:: SUPPLIED ENTRIES

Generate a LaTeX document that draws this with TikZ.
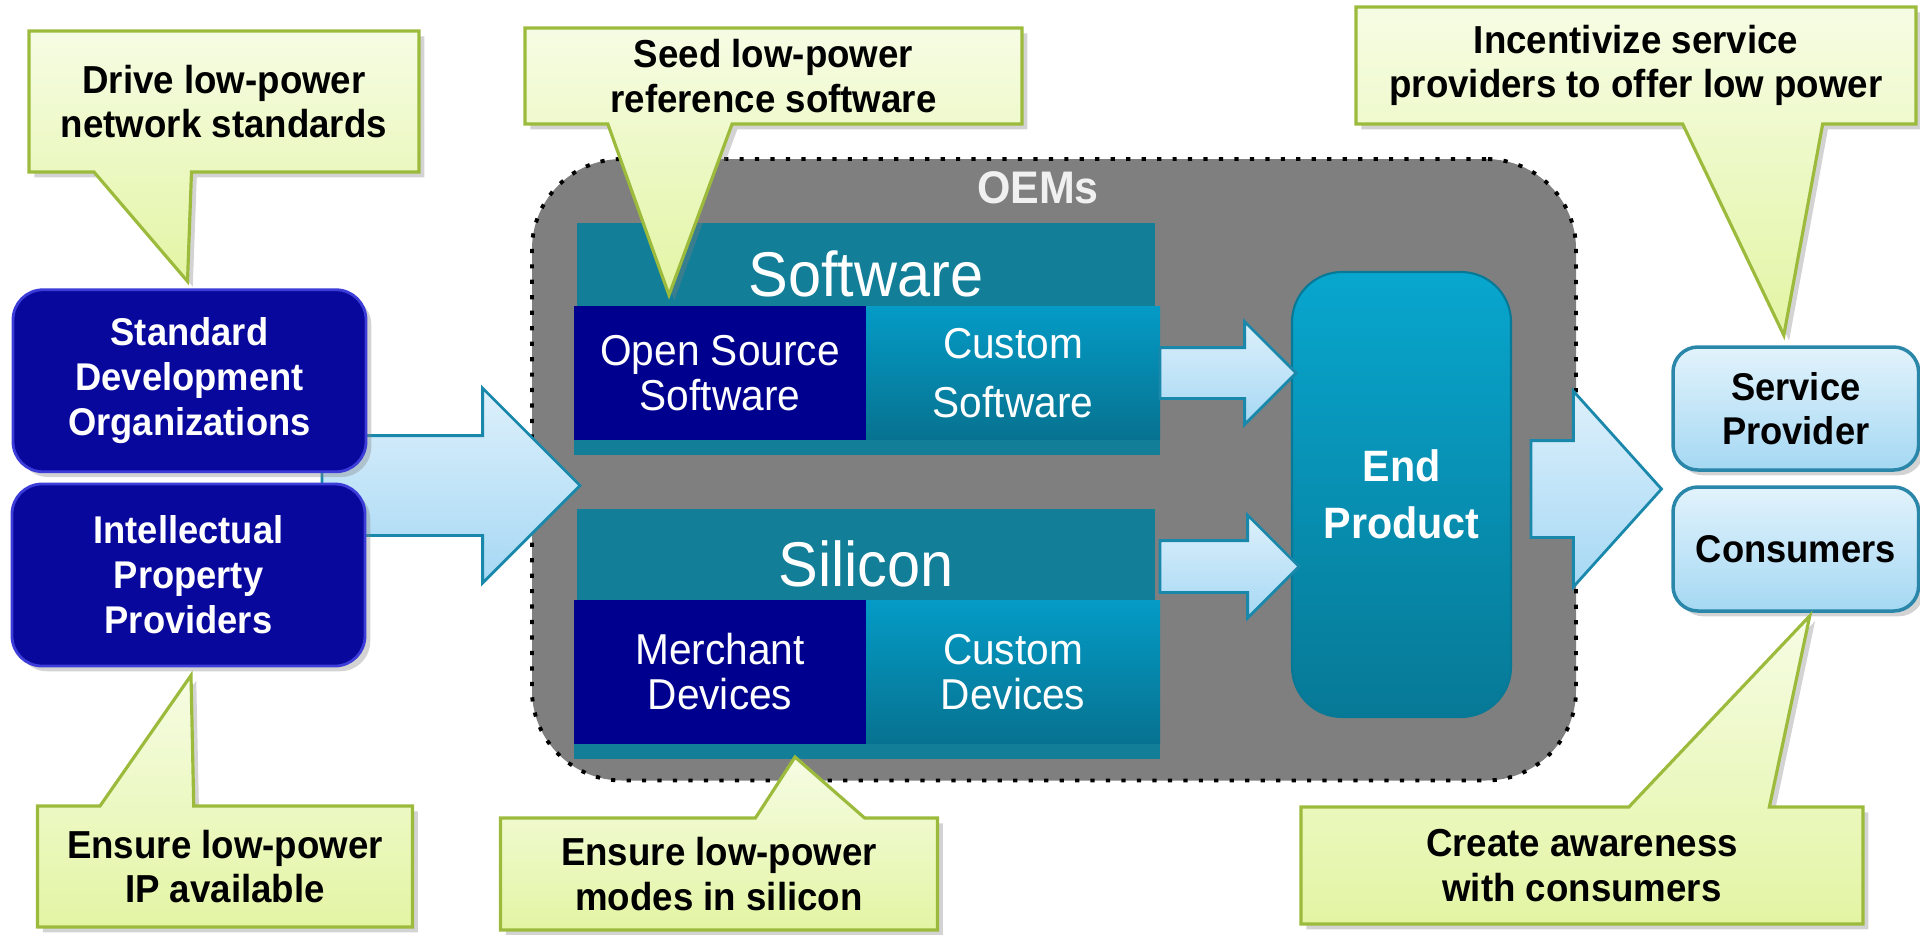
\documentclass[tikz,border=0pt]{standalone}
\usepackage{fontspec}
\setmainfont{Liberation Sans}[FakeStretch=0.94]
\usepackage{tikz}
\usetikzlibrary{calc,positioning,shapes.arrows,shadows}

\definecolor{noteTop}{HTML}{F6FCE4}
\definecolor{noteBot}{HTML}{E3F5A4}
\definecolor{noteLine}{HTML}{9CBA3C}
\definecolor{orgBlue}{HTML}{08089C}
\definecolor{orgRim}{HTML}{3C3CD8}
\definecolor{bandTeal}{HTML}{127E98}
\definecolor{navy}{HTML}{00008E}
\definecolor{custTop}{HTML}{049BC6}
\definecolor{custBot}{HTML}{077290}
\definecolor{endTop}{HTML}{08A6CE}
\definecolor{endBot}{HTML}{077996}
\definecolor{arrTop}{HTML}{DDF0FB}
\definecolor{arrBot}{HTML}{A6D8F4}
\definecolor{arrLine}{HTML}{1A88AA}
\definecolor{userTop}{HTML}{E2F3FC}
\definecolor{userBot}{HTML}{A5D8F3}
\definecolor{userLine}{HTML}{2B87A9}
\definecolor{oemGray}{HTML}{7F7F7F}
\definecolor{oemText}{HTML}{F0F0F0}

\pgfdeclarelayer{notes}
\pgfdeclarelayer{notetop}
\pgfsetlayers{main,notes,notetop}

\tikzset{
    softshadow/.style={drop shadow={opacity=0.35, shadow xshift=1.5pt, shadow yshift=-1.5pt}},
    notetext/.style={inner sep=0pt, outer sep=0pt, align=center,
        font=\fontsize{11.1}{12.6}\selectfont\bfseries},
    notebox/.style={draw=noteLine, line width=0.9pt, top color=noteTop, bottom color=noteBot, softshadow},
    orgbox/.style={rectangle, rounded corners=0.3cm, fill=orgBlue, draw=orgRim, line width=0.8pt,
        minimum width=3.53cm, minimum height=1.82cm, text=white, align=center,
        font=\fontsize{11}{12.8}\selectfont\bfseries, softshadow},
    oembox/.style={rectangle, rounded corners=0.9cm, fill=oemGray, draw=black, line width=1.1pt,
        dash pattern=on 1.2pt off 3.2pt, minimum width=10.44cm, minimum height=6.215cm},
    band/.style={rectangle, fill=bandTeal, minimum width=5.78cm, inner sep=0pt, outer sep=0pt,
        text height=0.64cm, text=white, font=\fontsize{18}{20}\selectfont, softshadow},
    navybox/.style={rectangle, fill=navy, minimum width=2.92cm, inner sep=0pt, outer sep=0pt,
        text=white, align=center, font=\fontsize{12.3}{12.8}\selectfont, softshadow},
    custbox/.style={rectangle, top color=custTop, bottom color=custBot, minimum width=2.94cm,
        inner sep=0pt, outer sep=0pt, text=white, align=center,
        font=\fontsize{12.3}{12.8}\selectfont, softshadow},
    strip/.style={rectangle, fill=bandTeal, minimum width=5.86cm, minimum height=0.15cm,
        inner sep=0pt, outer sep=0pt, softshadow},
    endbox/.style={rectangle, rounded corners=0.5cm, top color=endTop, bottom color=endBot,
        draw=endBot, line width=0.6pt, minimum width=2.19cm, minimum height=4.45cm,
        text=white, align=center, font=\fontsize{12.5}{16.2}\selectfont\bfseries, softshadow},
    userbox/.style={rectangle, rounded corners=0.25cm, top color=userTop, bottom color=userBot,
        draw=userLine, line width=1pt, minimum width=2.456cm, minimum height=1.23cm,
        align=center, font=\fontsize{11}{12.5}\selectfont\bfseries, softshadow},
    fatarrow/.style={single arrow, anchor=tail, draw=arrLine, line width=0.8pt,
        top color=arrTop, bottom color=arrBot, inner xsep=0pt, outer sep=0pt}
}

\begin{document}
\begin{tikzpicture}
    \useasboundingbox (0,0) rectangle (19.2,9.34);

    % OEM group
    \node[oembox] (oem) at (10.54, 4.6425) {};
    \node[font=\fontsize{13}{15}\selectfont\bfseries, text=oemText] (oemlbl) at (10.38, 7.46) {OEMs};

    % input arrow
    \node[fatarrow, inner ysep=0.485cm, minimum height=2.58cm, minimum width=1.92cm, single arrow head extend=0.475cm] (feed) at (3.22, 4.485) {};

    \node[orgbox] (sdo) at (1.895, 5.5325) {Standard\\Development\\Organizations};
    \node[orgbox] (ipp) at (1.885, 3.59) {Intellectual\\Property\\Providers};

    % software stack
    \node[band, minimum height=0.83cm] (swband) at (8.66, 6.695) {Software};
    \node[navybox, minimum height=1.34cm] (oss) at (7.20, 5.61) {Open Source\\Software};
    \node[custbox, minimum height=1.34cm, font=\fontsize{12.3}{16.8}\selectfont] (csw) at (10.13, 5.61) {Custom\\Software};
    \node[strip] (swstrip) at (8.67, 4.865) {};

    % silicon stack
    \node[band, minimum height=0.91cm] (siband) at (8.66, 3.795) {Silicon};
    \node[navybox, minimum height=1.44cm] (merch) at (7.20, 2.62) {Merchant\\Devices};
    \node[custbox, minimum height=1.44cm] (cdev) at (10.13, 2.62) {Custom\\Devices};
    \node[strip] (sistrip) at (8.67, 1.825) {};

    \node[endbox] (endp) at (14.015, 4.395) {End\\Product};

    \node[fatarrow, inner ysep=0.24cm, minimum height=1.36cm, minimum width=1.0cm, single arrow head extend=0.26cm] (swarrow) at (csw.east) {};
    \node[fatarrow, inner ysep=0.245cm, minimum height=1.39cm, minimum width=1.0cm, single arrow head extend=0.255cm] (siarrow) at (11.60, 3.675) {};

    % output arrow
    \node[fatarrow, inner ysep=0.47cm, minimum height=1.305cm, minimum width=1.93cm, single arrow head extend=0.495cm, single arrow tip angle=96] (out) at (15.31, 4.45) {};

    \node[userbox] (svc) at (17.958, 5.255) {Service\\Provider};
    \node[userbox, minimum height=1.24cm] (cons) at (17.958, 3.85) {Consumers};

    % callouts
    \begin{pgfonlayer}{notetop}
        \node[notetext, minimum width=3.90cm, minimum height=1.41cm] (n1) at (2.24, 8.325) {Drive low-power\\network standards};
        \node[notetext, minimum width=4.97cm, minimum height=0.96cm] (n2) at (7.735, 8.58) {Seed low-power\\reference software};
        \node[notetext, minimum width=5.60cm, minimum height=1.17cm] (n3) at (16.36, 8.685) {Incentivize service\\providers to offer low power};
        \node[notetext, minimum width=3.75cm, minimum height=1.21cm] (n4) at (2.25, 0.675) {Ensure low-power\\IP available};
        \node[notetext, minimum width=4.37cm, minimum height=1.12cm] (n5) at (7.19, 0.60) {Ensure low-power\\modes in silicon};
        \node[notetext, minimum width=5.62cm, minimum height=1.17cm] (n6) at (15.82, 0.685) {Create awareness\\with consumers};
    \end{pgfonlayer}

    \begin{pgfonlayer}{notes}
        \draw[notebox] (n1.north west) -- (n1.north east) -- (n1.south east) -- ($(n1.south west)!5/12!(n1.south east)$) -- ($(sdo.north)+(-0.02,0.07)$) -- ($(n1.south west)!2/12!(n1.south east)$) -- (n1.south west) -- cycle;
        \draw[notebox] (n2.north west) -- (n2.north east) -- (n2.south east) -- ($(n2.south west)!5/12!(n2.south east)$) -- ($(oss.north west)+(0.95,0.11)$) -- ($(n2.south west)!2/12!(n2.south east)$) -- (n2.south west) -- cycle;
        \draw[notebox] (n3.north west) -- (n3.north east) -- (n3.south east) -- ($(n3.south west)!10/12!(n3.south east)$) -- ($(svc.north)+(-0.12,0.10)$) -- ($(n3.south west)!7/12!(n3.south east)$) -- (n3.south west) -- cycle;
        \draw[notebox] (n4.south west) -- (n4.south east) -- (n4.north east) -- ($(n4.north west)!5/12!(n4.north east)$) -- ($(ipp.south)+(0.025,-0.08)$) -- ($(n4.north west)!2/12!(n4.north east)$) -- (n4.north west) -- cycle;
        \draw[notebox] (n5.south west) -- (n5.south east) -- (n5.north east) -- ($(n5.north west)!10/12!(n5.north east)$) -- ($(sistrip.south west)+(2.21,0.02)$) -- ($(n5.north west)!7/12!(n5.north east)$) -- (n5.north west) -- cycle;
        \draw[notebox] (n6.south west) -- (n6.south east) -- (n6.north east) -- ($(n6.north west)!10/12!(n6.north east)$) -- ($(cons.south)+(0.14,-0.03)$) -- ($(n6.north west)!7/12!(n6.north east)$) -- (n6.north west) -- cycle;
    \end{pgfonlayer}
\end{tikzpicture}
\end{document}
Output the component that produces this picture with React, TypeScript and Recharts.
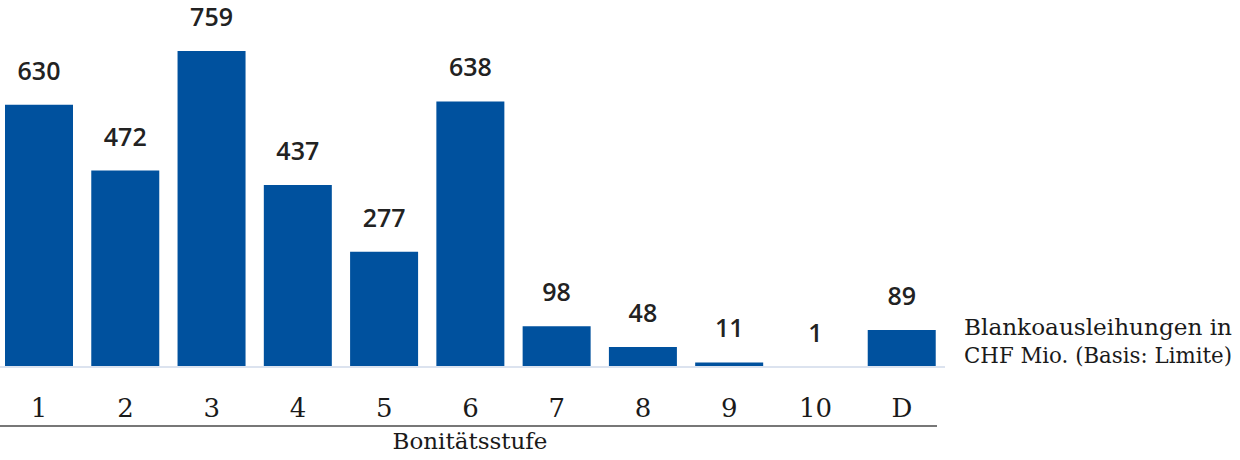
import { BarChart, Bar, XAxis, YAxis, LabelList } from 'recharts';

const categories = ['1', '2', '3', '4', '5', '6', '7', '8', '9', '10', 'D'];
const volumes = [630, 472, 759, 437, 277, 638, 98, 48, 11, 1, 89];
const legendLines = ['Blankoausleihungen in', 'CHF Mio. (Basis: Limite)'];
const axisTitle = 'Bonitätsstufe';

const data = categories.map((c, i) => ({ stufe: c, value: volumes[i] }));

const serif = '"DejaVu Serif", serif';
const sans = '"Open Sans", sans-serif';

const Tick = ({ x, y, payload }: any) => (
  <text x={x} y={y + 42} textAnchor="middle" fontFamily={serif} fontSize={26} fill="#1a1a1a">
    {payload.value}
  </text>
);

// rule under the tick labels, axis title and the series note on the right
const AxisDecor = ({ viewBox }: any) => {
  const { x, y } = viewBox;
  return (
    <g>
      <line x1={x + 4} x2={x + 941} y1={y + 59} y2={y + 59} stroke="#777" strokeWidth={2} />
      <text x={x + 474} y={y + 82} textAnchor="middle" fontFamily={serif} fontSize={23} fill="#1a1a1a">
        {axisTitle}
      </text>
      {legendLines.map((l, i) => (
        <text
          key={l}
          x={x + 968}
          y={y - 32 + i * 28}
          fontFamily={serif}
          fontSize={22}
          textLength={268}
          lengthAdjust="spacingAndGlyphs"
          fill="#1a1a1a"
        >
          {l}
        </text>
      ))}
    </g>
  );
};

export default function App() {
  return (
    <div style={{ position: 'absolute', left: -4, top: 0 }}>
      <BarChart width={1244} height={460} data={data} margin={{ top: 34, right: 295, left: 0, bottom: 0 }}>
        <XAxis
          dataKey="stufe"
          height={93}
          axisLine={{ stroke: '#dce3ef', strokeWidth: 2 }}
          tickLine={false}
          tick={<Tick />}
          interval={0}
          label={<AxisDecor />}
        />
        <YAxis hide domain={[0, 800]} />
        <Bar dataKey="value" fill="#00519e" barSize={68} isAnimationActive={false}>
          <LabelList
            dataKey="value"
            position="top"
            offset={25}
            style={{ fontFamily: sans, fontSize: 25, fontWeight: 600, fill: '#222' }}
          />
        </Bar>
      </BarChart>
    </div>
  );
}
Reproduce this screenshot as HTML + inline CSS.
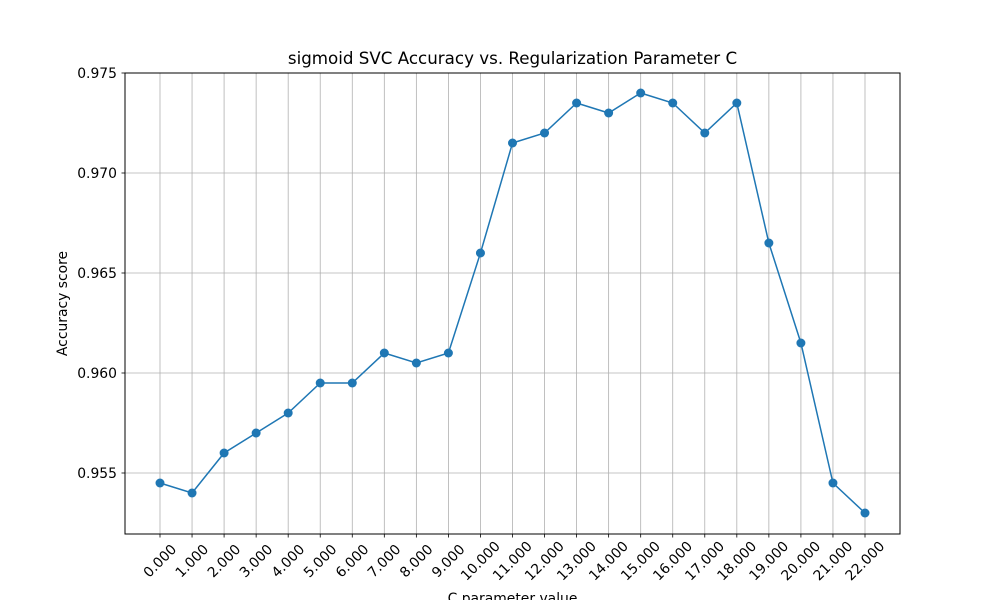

::::

Lines from the one with "Output the component" through the one with "const data = categories.map((c, i)" are the only ones to quote. Quote them exactly and leave out pictures.

Output the component that produces this picture with React, TypeScript and Recharts.
import { BarChart, Bar, XAxis, YAxis, LabelList } from 'recharts';

const categories = ['1', '2', '3', '4', '5', '6', '7', '8', '9', '10', 'D'];
const volumes = [630, 472, 759, 437, 277, 638, 98, 48, 11, 1, 89];
const legendLines = ['Blankoausleihungen in', 'CHF Mio. (Basis: Limite)'];
const axisTitle = 'Bonitätsstufe';

const data = categories.map((c, i) => ({ stufe: c, value: volumes[i] }));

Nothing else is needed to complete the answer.